__What to do__.
Locate the lines of the listing below that hold "with", then copy each of them.

[Source code of charts]
────────

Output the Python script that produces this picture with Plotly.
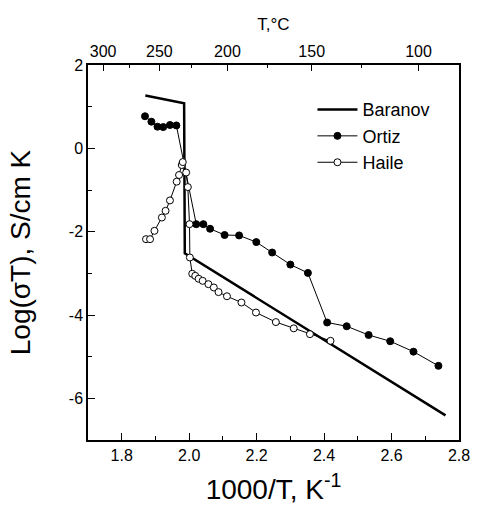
import plotly.graph_objects as go

# ---- data ----
baranov_x = [1.870, 1.985, 1.987, 2.760]
baranov_y = [1.27, 1.08, -2.52, -6.41]

ortiz_x = [1.869, 1.888, 1.906, 1.923, 1.943, 1.962, 2.021, 2.042, 2.062, 2.105,
           2.148, 2.199, 2.246, 2.300, 2.352, 2.409, 2.467, 2.532, 2.596, 2.665, 2.739]
ortiz_y = [0.77, 0.64, 0.52, 0.51, 0.56, 0.55, -1.82, -1.82, -1.93, -2.08,
           -2.09, -2.25, -2.50, -2.79, -2.99, -4.18, -4.27, -4.48, -4.63, -4.88, -5.22]

haile_x = [1.872, 1.884, 1.897, 1.919, 1.930, 1.943, 1.963, 1.970, 1.978, 1.981,
           1.991, 1.996, 2.001, 2.002, 2.009, 2.018, 2.028, 2.040, 2.057, 2.073,
           2.087, 2.112, 2.155, 2.198, 2.257, 2.310, 2.358, 2.419]
haile_y = [-2.18, -2.18, -1.98, -1.66, -1.50, -1.25, -0.80, -0.64, -0.40, -0.33,
           -0.58, -0.93, -1.82, -2.62, -3.01, -3.06, -3.13, -3.18, -3.26, -3.34,
           -3.45, -3.55, -3.70, -3.94, -4.17, -4.32, -4.46, -4.62]

top_major_c = [300, 250, 200, 150, 100]
top_minor_c = [275, 225, 175, 125]

x_range = [1.7, 2.8]
y_range = [-7, 2]

FONT = "Liberation Sans, Arial, sans-serif"

def inv_t(c):
    return 1000.0 / (c + 273.15)

fig = go.Figure()
fig.add_trace(go.Scatter(x=baranov_x, y=baranov_y, mode="lines", name="Baranov",
                         line=dict(color="black", width=2.5)))
fig.add_trace(go.Scatter(x=ortiz_x, y=ortiz_y, mode="lines+markers", name="Ortiz",
                         line=dict(color="black", width=1),
                         marker=dict(symbol="circle", size=7, color="black",
                                     line=dict(color="black", width=1))))
fig.add_trace(go.Scatter(x=haile_x, y=haile_y, mode="lines+markers", name="Haile",
                         line=dict(color="black", width=1),
                         marker=dict(symbol="circle", size=7, color="white",
                                     line=dict(color="black", width=1))))
# invisible trace to activate the top axis
fig.add_trace(go.Scatter(x=[x_range[0]], y=[y_range[0]], xaxis="x2", mode="markers",
                         marker=dict(opacity=0), showlegend=False, hoverinfo="skip"))

fig.update_layout(
    width=482, height=512,
    margin=dict(l=88, r=16, t=65, b=72),
    paper_bgcolor="white", plot_bgcolor="white",
    font=dict(family=FONT, color="black", size=16),
    showlegend=True,
    legend=dict(x=0.605, y=0.93, xanchor="left", yanchor="top",
                bgcolor="rgba(0,0,0,0)", font=dict(size=18, family=FONT),
                itemwidth=40, tracegroupgap=0),
    xaxis=dict(range=x_range, tickmode="array",
               tickvals=[1.8, 2.0, 2.2, 2.4, 2.6, 2.8],
               ticktext=["1.8", "2.0", "2.2", "2.4", "2.6", "2.8"],
               ticks="inside", ticklen=7, tickwidth=1, tickcolor="black",
               minor=dict(tickvals=[1.9, 2.1, 2.3, 2.5, 2.7], ticks="inside",
                          ticklen=4, tickcolor="black"),
               showline=True, linecolor="black", linewidth=1.5, mirror=False,
               showgrid=False, zeroline=False,
               tickfont=dict(size=16),
               title=dict(text="1000/T, K<sup>-1</sup>", font=dict(size=28), standoff=16)),
    xaxis2=dict(overlaying="x", side="top", range=x_range, tickmode="array",
                tickvals=[inv_t(c) for c in top_major_c],
                ticktext=[str(c) for c in top_major_c],
                ticks="inside", ticklen=6, tickwidth=1, tickcolor="black",
                minor=dict(tickvals=[inv_t(c) for c in top_minor_c], ticks="inside",
                           ticklen=3, tickcolor="black"),
                showline=True, linecolor="black", linewidth=1.5,
                showgrid=False, zeroline=False,
                tickfont=dict(size=16),
                title=dict(text="T,°C", font=dict(size=17), standoff=8)),
    yaxis=dict(range=y_range, tickmode="array",
               tickvals=[2, 0, -2, -4, -6], ticktext=["2", "0", "-2", "-4", "-6"],
               ticks="inside", ticklen=7, tickwidth=1, tickcolor="black",
               minor=dict(tickvals=[1, -1, -3, -5, -7], ticks="inside",
                          ticklen=4, tickcolor="black"),
               showline=True, linecolor="black", linewidth=1.5, mirror=True,
               showgrid=False, zeroline=False,
               tickfont=dict(size=16),
               title=dict(text="Log(σT), S/cm K", font=dict(size=28), standoff=30)),
)

fig.write_html("out.html")
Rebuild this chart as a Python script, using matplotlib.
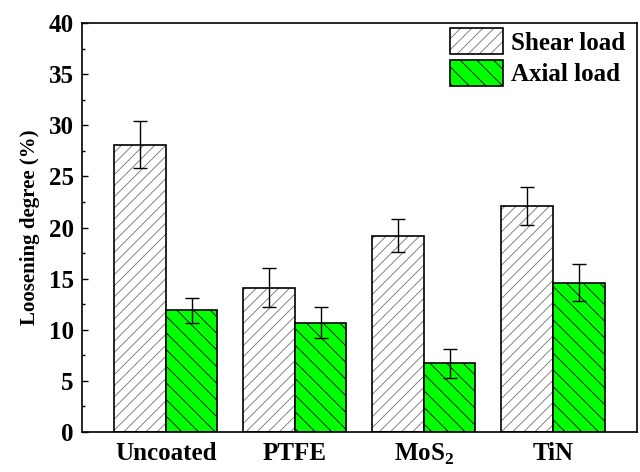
import matplotlib
matplotlib.use('Agg')
import matplotlib.pyplot as plt
from matplotlib.patches import Patch
from matplotlib.ticker import MultipleLocator
import numpy as np

plt.rcParams['font.family'] = ['Liberation Serif', 'DejaVu Serif']
plt.rcParams['font.weight'] = 'bold'
plt.rcParams['hatch.linewidth'] = 0.6
plt.rcParams['mathtext.fontset'] = 'custom'
plt.rcParams['mathtext.rm'] = 'Liberation Serif:bold'
plt.rcParams['mathtext.bf'] = 'Liberation Serif:bold'

coatings = ['Uncoated', 'PTFE', r'MoS$_\mathregular{2}$', 'TiN']
shear_load = [28.1, 14.1, 19.2, 22.1]
shear_err = [2.3, 1.9, 1.6, 1.9]
axial_load = [11.9, 10.7, 6.7, 14.6]
axial_err = [1.2, 1.5, 1.4, 1.8]

x = np.arange(1, len(coatings) + 1)
w = 0.4

fig = plt.figure(figsize=(6.4, 4.72), dpi=100)
ax = fig.add_axes([0.128, 0.085, 0.867, 0.866])

# shear bars: grey hatch under a black outline
shear_fill = ax.bar(x - w / 2, shear_load, w, color='white', edgecolor='#707070',
                    hatch='///', linewidth=0)
shear_edge = ax.bar(x - w / 2, shear_load, w, fill=False, edgecolor='black', linewidth=1.2)
axial = ax.bar(x + w / 2, axial_load, w, color='#00ff00', edgecolor='black',
               hatch='\\\\', linewidth=1.2)

ax.errorbar(x - w / 2, shear_load, yerr=shear_err, fmt='none', ecolor='black',
            elinewidth=1, capsize=5, capthick=1)
ax.errorbar(x + w / 2, axial_load, yerr=axial_err, fmt='none', ecolor='black',
            elinewidth=1, capsize=5, capthick=1)

ax.set_xlim(0.35, 4.65)
ax.set_ylim(0, 40)
ax.set_xticks(x)
ax.set_xticklabels(coatings, fontsize=18, fontweight='bold')
ax.yaxis.set_major_locator(MultipleLocator(5))
ax.yaxis.set_minor_locator(MultipleLocator(2.5))
ax.tick_params(axis='y', which='major', direction='in', length=4, width=1,
               labelsize=18, right=False, pad=6)
ax.tick_params(axis='y', which='minor', direction='in', length=2.5, width=1, right=False)
ax.tick_params(axis='x', length=0, pad=7)
for lbl in ax.get_yticklabels():
    lbl.set_fontweight('bold')
ax.set_ylabel('Loosening degree (%)', fontsize=15, fontweight='bold', labelpad=6)
for s in ax.spines.values():
    s.set_linewidth(1.2)

shear_handle = (Patch(facecolor='white', edgecolor='#707070', hatch='///', linewidth=0),
                Patch(fill=False, edgecolor='black', linewidth=1.2))
axial_handle = Patch(facecolor='#00ff00', edgecolor='black', hatch='\\\\', linewidth=1.2)
leg = ax.legend([shear_handle, axial_handle], ['Shear load', 'Axial load'],
                loc='upper left', bbox_to_anchor=(450 / 640, 1 - 28 / 472),
                bbox_transform=fig.transFigure, frameon=False, borderpad=0,
                borderaxespad=0, prop={'size': 18, 'weight': 'bold'},
                handlelength=2.1, handleheight=1.25, handletextpad=0.35,
                labelspacing=0.2)

fig.savefig('out.png', dpi=100)
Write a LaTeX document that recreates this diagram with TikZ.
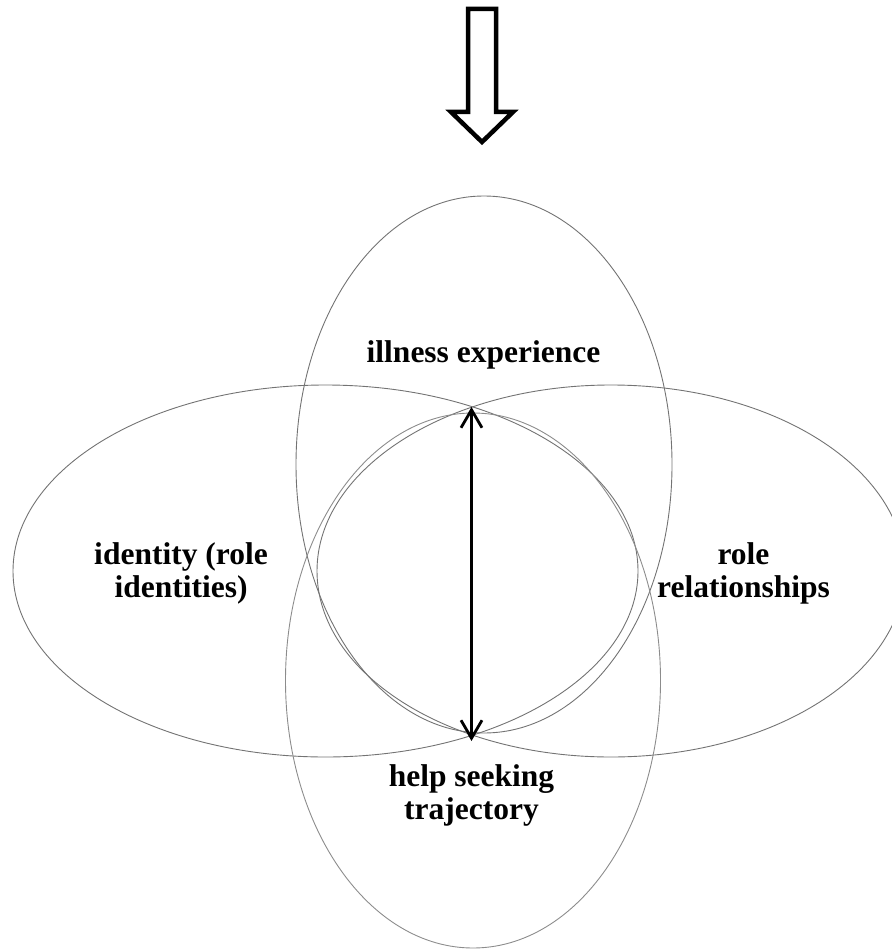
\documentclass[tikz,border=0pt]{standalone}
\usepackage{fontspec}
\setmainfont{Liberation Serif}
\usetikzlibrary{shapes.geometric,arrows.meta}
\begin{document}
\begin{tikzpicture}[x=1pt,y=-1pt,
  ring/.style={draw=black!55,line width=0.9pt,ellipse,inner sep=0pt,outer sep=0pt},
  label/.style={font=\fontsize{31.5}{33}\selectfont\bfseries,align=center,inner sep=0pt,anchor=base},
  bigarrow/.style={draw=black,line width=4.5pt,line join=miter,fill=white},
  link/.style={draw=black,line width=2.8pt,{Straight Barb[length=18pt,width=21pt,line width=2.8pt]}-{Straight Barb[length=18pt,width=21pt,line width=2.8pt]}}]
\useasboundingbox (0,0) rectangle (891,949);
% ellipses
\node[ring,minimum width=625pt,minimum height=372pt] (ident) at (325.5,571) {};
\node[ring,minimum width=588pt,minimum height=372pt] (rel) at (611,571) {};
\node[ring,minimum width=376pt,minimum height=537pt] (ill) at (484,464.5) {};
\node[ring,draw=black!45,minimum width=375pt,minimum height=535pt] (help) at (473,680.5) {};
% labels
\node[label] (tIll) at (483.5,362) {illness experience};
\node[label] (tIdent) at (181,597) {identity (role\\identities)};
\node[label] (tRel) at (743.5,597) {role\\relationships};
\node[label] (tHelp) at (471.5,819) {help seeking\\trajectory};
% central double arrow
\coordinate (ctop) at (471.5,407);
\coordinate (cbot) at (471.5,741);
\draw[link] (ctop) -- (cbot);
% top hollow arrow
\path[bigarrow] (468,9) -- (496,9) -- (496,112) -- (513,112) -- (482,142) -- (451,112) -- (468,112) -- cycle;
\end{tikzpicture}
\end{document}
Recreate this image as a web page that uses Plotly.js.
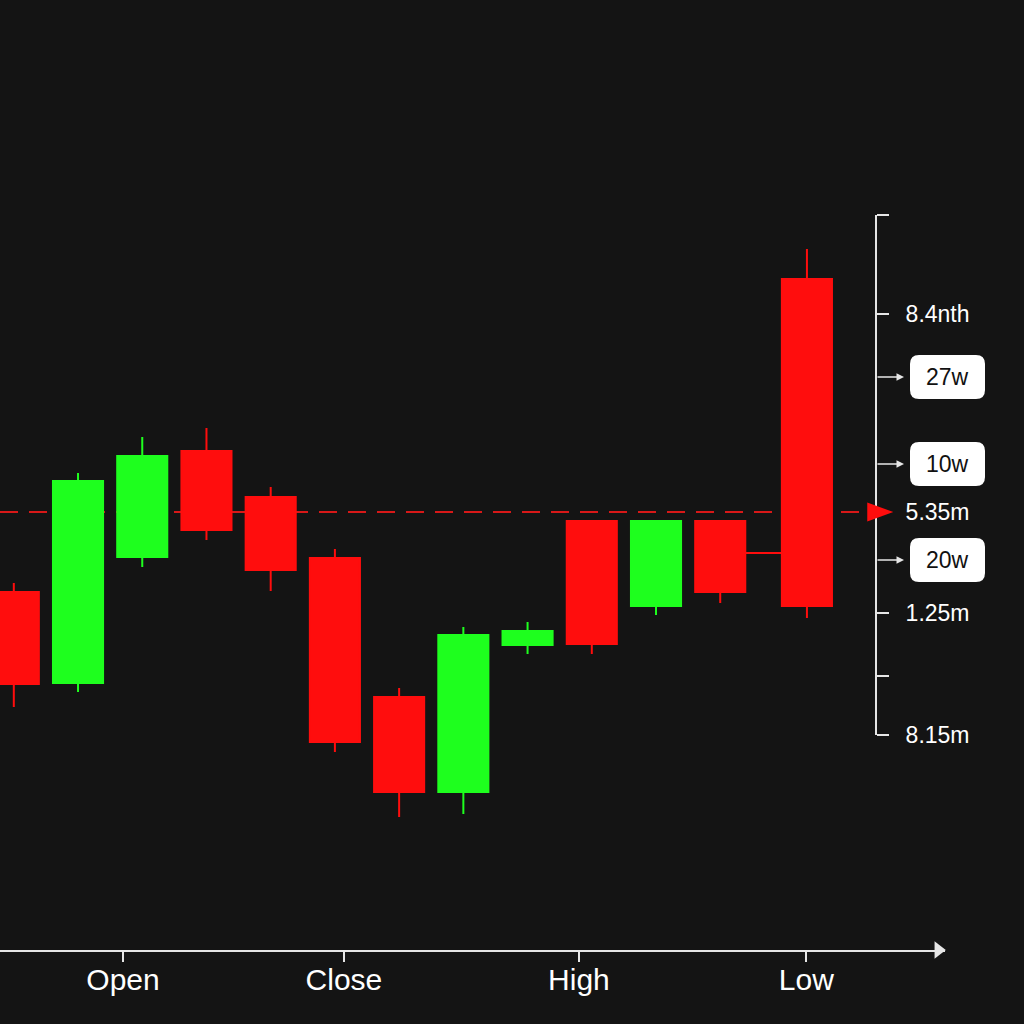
<!DOCTYPE html>
<html>
<head>
<meta charset="utf-8">
<script src="https://cdn.plot.ly/plotly-3.0.1.min.js"></script>
<style>
  html, body { margin: 0; padding: 0; background: #141414; }
  #chart { width: 1024px; height: 1024px; }
</style>
</head>
<body>
<div id="chart"></div>
<script>
// ---- data ----
var candleX = [0, 1, 2, 3, 4, 5, 6, 7, 8, 9, 10, 11, 12.35];
var openV  = [40.8, 31.7, 44.3, 54.9, 50.3, 44.2, 30.3, 20.8, 35.5, 47.9, 39.4, 47.9, 72.1];
var highV  = [41.7, 52.7, 56.3, 57.2, 51.3, 45.1, 31.2, 37.3, 37.8, 47.9, 47.9, 47.9, 75.1];
var lowV   = [29.3, 30.8, 43.3, 46.0, 40.9, 24.8, 18.3, 18.6, 34.6, 34.6, 38.5, 39.7, 38.2];
var closeV = [31.6, 51.9, 54.4, 47.0, 43.0, 25.8, 20.8, 36.5, 36.9, 35.6, 47.9, 40.8, 39.4];

var xTickVals = [1.70, 5.14, 8.80, 12.34];
var xTickText = ['Open', 'Close', 'High', 'Low'];

var yTickVals = [78.5, 68.6, 48.8, 38.7, 32.4, 26.5];
var yTickText = ['', '8.4nth', '5.35m', '1.25m', '', '8.15m'];

var boxLevels = [62.3, 53.6, 44.0];
var boxLabels = ['27w', '10w', '20w'];

var refLevel = 48.8;          // dashed red line (5.35m)
var connectorLevel = 44.7;    // short link between last two candles

// ---- styling ----
var RED = '#ff0d0d', GREEN = '#1eff1e', BG = '#141414', AX = '#e6e6e6';
var FONT = 'Liberation Sans, Arial, sans-serif';
var boxGap = 0.22;
var halfW = (1 - boxGap) / 2;
var axisPos = 876 / 945;
var axisX = (876 - 13.8) / 64.2;   // right axis position in x units
var boxX = 947.5 / 945;
var arrowTipX = 904 / 945;

function roundRect(w, h, r) {
  var x0 = -w / 2, x1 = w / 2, y0 = -h / 2, y1 = h / 2;
  return 'M' + (x0 + r) + ',' + y0 + ' L' + (x1 - r) + ',' + y0 +
    ' Q' + x1 + ',' + y0 + ' ' + x1 + ',' + (y0 + r) +
    ' L' + x1 + ',' + (y1 - r) +
    ' Q' + x1 + ',' + y1 + ' ' + (x1 - r) + ',' + y1 +
    ' L' + (x0 + r) + ',' + y1 +
    ' Q' + x0 + ',' + y1 + ' ' + x0 + ',' + (y1 - r) +
    ' L' + x0 + ',' + (y0 + r) +
    ' Q' + x0 + ',' + y0 + ' ' + (x0 + r) + ',' + y0 + ' Z';
}

var traces = [
  {
    type: 'candlestick',
    x: candleX, open: openV, high: highV, low: lowV, close: closeV,
    increasing: { line: { color: GREEN, width: 2 }, fillcolor: GREEN },
    decreasing: { line: { color: RED, width: 2 }, fillcolor: RED },
    whiskerwidth: 0,
    showlegend: false, hoverinfo: 'skip'
  },
  { // x-axis arrow head
    type: 'scatter', mode: 'markers',
    x: [(938 - 13.8) / 64.2], y: [5],
    marker: { symbol: 'triangle-right', size: 15, color: AX },
    cliponaxis: false, showlegend: false, hoverinfo: 'skip'
  },
  { // dummy trace to render right axis
    type: 'scatter', mode: 'markers', x: [null], y: [null],
    yaxis: 'y2', showlegend: false, hoverinfo: 'skip'
  }
];

var shapes = [
  {
    type: 'line', layer: 'below', xref: 'x', yref: 'y',
    x0: -0.215, x1: axisX - 0.14, y0: refLevel, y1: refLevel,
    line: { color: '#d81818', width: 2, dash: '18px,11px' }
  },
  {
    type: 'line', layer: 'below', xref: 'x', yref: 'y',
    x0: candleX[11] + halfW, x1: candleX[12] - halfW,
    y0: connectorLevel, y1: connectorLevel,
    line: { color: RED, width: 2 }
  },
  { // red arrow head on the axis
    type: 'path', layer: 'above', xref: 'x', yref: 'y',
    xsizemode: 'pixel', ysizemode: 'pixel',
    xanchor: axisX, yanchor: refLevel,
    path: 'M -9,-9.5 L 17,0 L -9,9.5 Z',
    fillcolor: RED, line: { width: 0 }
  }
];

var annotations = [];
boxLevels.forEach(function (lv, i) {
  shapes.push({
    type: 'path', xref: 'paper', yref: 'y2',
    xsizemode: 'pixel', ysizemode: 'pixel',
    xanchor: boxX, yanchor: lv,
    path: roundRect(75, 44, 9),
    fillcolor: '#ffffff', line: { width: 0 }
  });
  annotations.push({
    xref: 'paper', yref: 'y2', x: boxX, y: lv,
    text: boxLabels[i], showarrow: false,
    font: { family: FONT, size: 23, color: '#111111' },
    xanchor: 'center', yanchor: 'middle'
  });
  annotations.push({
    xref: 'paper', yref: 'y2', x: arrowTipX, y: lv,
    text: '', showarrow: true, ax: -28, ay: 0,
    arrowhead: 2, arrowsize: 1, arrowwidth: 1.5, arrowcolor: AX
  });
});

var layout = {
  width: 1024, height: 1024,
  margin: { l: 0, r: 79, t: 0, b: 74 },
  paper_bgcolor: BG, plot_bgcolor: 'rgba(0,0,0,0)',
  showlegend: false,
  boxgap: boxGap, boxgroupgap: 0,
  font: { family: FONT, color: '#ffffff' },
  xaxis: {
    range: [-0.215, 14.5],
    rangeslider: { visible: false },
    showgrid: false, zeroline: false,
    showline: true, linecolor: AX, linewidth: 2,
    ticks: 'outside', ticklen: 10, tickwidth: 2, tickcolor: AX,
    tickmode: 'array', tickvals: xTickVals, ticktext: xTickText,
    tickfont: { family: FONT, size: 30, color: '#ffffff' },
    ticklabelstandoff: -8,
    fixedrange: true
  },
  yaxis: {
    range: [5, 100],
    showgrid: false, zeroline: false, showline: false,
    showticklabels: false, ticks: '', fixedrange: true
  },
  yaxis2: {
    domain: [(950 - 735) / 950, (950 - 215) / 950],
    range: [26.5, 78.5],
    anchor: 'free', position: axisPos, side: 'right',
    showgrid: false, zeroline: false,
    showline: true, linecolor: AX, linewidth: 2,
    ticks: 'outside', ticklen: 12, tickwidth: 2, tickcolor: AX,
    tickmode: 'array', tickvals: yTickVals, ticktext: yTickText,
    tickfont: { family: FONT, size: 23, color: '#ffffff' },
    ticklabelstandoff: 12,
    fixedrange: true
  },
  shapes: shapes,
  annotations: annotations
};

Plotly.newPlot('chart', traces, layout, { staticPlot: true, displayModeBar: false });
</script>
</body>
</html>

────────

__Result of this exercise__.
Output the Python script that produces this picture with Plotly.
Write a LaTeX document that recreates this diagram with TikZ.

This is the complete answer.